Selective cesium extraction from highly saline solution using hybrid capacitive deionization with zinc-doped manganese hexacyanoferrate electrode

Abstract

Recently, hybrid capacitive deionization (HCDI) has garnered significant attention for its potential in the selective extraction of cesium (Cs) from radioactive wastewater and salt lakes, which is crucial for resolving the supply-demand imbalance of cesium resources and eliminating radioactive contamination. However, developing HCDI electrodes capable of effectively separating and extracting Cs remains a significant challenge. In this work, we proposed an innovative strategy involving the doping of inactive metal ions to develop zinc-doped manganese hexacyanoferrate (ZMFC) as an HCDI cathode. This approach leveraged the synergistic effects of ion sieving of three-dimensional lattice and zinc doping to regulate electrochemical activity, enabling the selective electrochemical extraction of Cs⁺ ions from highly saline solutions. The optimized ZMFC-0.1 electrodes exhibited a maximum electrosorption capacity of 299.9 mg g^–1 in a 400 mg L^–1 Cs⁺ ion solution and maintained a high-capacity retention rate of 80.1% after 50 consecutive absorption-desorption cycles in a 200 mg L^–1 Cs⁺ ion solution. Moreover, ZMFC-0.1 showed a high selectivity coefficient of 27.4 at a Cs⁺/Na⁺ molar ratio of 1:40. Density functional theory (DFT) simulation revealed that manganese hexacyanoferrate (MnHCF) retains high stability and electrochemical activity following zinc atom doping.
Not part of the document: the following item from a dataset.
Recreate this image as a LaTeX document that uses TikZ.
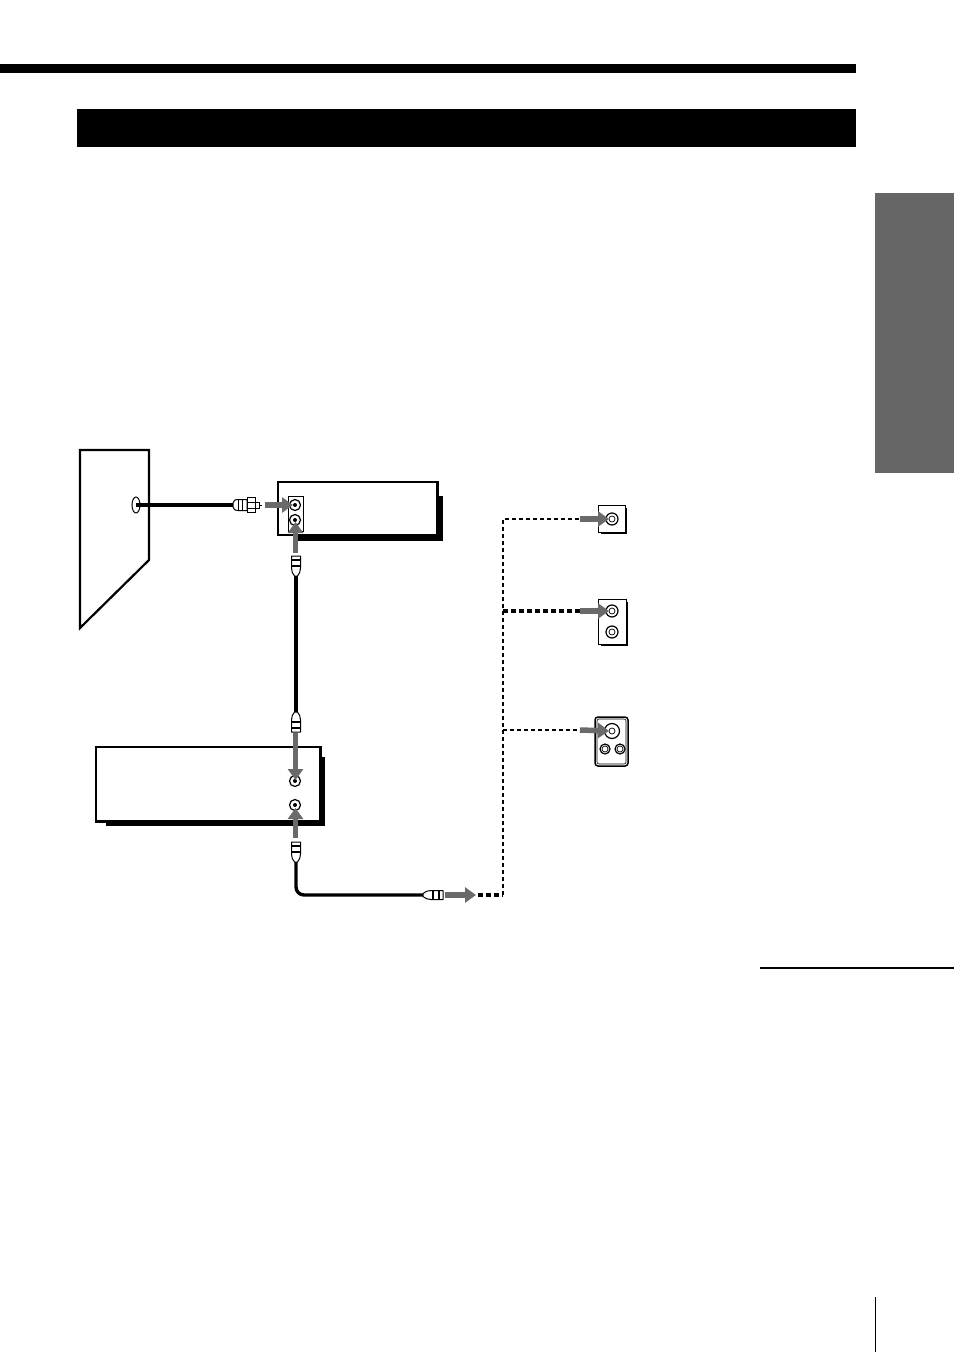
\documentclass[tikz,border=0pt]{standalone}
\usetikzlibrary{arrows.meta,shapes.geometric}
\definecolor{arrowgray}{HTML}{6A6A6A}
\tikzset{
  blackbar/.style={fill=black,draw=none},
  device/.style={draw=black,line width=2.2pt,fill=white},
  cable/.style={line width=3.4pt,black},
  thincable/.style={line width=1.5pt,dash pattern=on 4pt off 3pt,black},
  thickcable/.style={line width=3.2pt,dash pattern=on 5pt off 3pt,black},
  feedarrow/.style={line width=5.5pt,arrowgray,-{Triangle[length=11pt,width=15pt]}},
  jack/.style={circle,draw=black,line width=1.2pt,fill=white,minimum size=11pt,inner sep=0pt},
  pics/coaxplug/.style={code={
    \draw[black,line width=1pt,fill=white,line join=round] (-1.5,0) .. controls (-3.5,-2) and (-4.5,-5) .. (-4.5,-8) -- (-4.5,-20) -- (4.5,-20) -- (4.5,-8) .. controls (4.5,-5) and (3.5,-2) .. (1.5,0) -- cycle;
    \draw[black,line width=1.6pt] (-4.5,-10) -- (4.5,-10) (-4.5,-16) -- (4.5,-16);
  }},
  pics/fplug/.style={code={
    \draw[black,line width=1pt,fill=white,line join=round] (0,-2) .. controls (2,-5.5) .. (5,-5.5) -- (14,-5.5) -- (14,5.5) -- (5,5.5) .. controls (2,5.5) .. (0,2) -- cycle;
    \draw[black,line width=1pt] (5,-5.5) -- (5,5.5) (9,-5.5) -- (9,5.5);
    \draw[black,line width=1pt,fill=white] (14,-7.5) rectangle (22,7.5);
    \draw[black,line width=1pt] (14,-3) -- (22,-3) (14,3) -- (22,3);
    \draw[black,line width=1pt,fill=white] (22,-3) rectangle (26,3);
    \draw[black,line width=1pt] (27,0) -- (29,0);
  }}
}
\begin{document}
\begin{tikzpicture}[x=1pt,y=-1pt,>=latex]
\useasboundingbox (0,0) rectangle (954,1352);
%% page furniture
\fill[blackbar] (0,64) rectangle (856,73);
\fill[blackbar] (77,109) rectangle (856,147);
\fill[fill=black!60] (875,193) rectangle (954,473);
\draw[line width=2pt] (760,968) -- (954,968);
\draw[line width=1pt] (875,1297) -- (875,1352);
%% wall
\draw[device,line join=miter] (80,450) -- (149,450) -- (149,560) -- (80,628) -- cycle;
\node (wall_hole) at (136,505) [draw,ellipse,line width=1pt,minimum width=8pt,minimum height=16pt,inner sep=0pt] {};
%% upper box
\fill (298,496) rectangle (442.5,540.5);
\draw[device] (278,482) rectangle (437.5,535);
\draw[line width=.8pt,fill=white] (288,496) rectangle (303,531);
\node (vcr_in) at (295,505) [jack] {};
\node (vcr_out) at (295,520) [jack] {};
\fill (295,505) circle (2pt) (295,520) circle (2pt);
%% lower box
\fill (106,757) rectangle (325,826);
\draw[device] (96,747) rectangle (320.5,821.5);
\node (tv_in) at (295,781) [jack] {};
\node (tv_out) at (295,805) [jack] {};
\fill (295,781) circle (2pt) (295,805) circle (2pt);
%% wall plates
\fill (601,508) rectangle (627,534);
\draw[line width=1pt,fill=white] (598.5,505.5) rectangle (625.5,532.5);
\node (plate_a) at (612,519) [jack,minimum size=12pt] {};
\fill (601,602) rectangle (628,646);
\draw[line width=1pt,fill=white] (598.5,599.5) rectangle (626,644);
\node (plate_b) at (612,611) [jack,minimum size=12pt] {};
\node (plate_b2) at (612,632) [jack,minimum size=12pt] {};
\draw[line width=1.5pt,fill=white,rounded corners=3pt] (595,717) rectangle (628,766);
\draw[line width=.6pt,rounded corners=2pt] (597,719) rectangle (626,764);
\node (plate_c) at (612,731) [jack,minimum size=15pt] {};
\node (plate_c2) at (605,749) [jack,minimum size=10pt] {};
\node (plate_c3) at (620,749) [jack,minimum size=10pt] {};
\foreach \p in {plate_a,plate_b,plate_b2,plate_c,plate_c2,plate_c3}
  \draw[line width=.7pt] (\p) circle (3pt);
%% cables
\coordinate (plug_f) at (233,505);
\coordinate (plug_a) at (296,576);
\coordinate (plug_b) at (296,712);
\coordinate (plug_c) at (296,862);
\coordinate (plug_d) at (423,895);
\draw[cable] (wall_hole.center) -- (plug_f);
\draw[cable] (plug_a) -- (plug_b);
\draw[cable,rounded corners=8pt] (plug_c) |- (plug_d);
\pic at (plug_f) {fplug};
\pic at (plug_a) {coaxplug};
\pic[rotate=180] at (plug_b) {coaxplug};
\pic at (plug_c) {coaxplug};
\pic[rotate=-90] at (plug_d) {coaxplug};
%% dashed run
\coordinate (run_start) at (478,895);
\coordinate (run_corner) at (503,895);
\coordinate (run_top) at (503,519);
\coordinate (run_mid) at (503,611);
\coordinate (run_low) at (503,730);
\coordinate (run_a) at (582,519);
\coordinate (run_b) at (582,611);
\coordinate (run_c) at (582,730);
\draw[thickcable] (run_start) -- (run_corner);
\draw[thincable] (run_corner) -- (run_top) -- (run_a);
\draw[thickcable] (run_mid) -- (run_b);
\draw[thincable] (run_low) -- (run_c);
%% feed arrows
\draw[feedarrow,shorten >=2pt] (265,505) -- (vcr_in.center);
\draw[feedarrow] (295.5,553) -- (295.5,522);
\draw[feedarrow] (295.5,733) -- (295.5,780);
\draw[feedarrow] (295.5,838) -- (295.5,808);
\draw[feedarrow] (445,895) -- (476,895);
\draw[feedarrow,shorten >=3pt] (580,519) -- (plate_a.center);
\draw[feedarrow,shorten >=3pt] (580,611) -- (plate_b.center);
\draw[feedarrow,shorten >=3pt] (580,730) -- (plate_c.center);
\end{tikzpicture}
\end{document}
In-situ X-ray diffraction and theoretical calculations provided deeper insights into the mechanisms underlying reversible capacitive adsorption and selective Cs⁺ ion separation. The effectiveness of cesium selective extraction from brine in Xizang suggests that the ZMFC-0.1 electrodes hold significant promise for cesium recovery from salt lakes. This work presents a promising strategy for the electrochemical extraction of cesium from radioactive wastewater and salt lakes.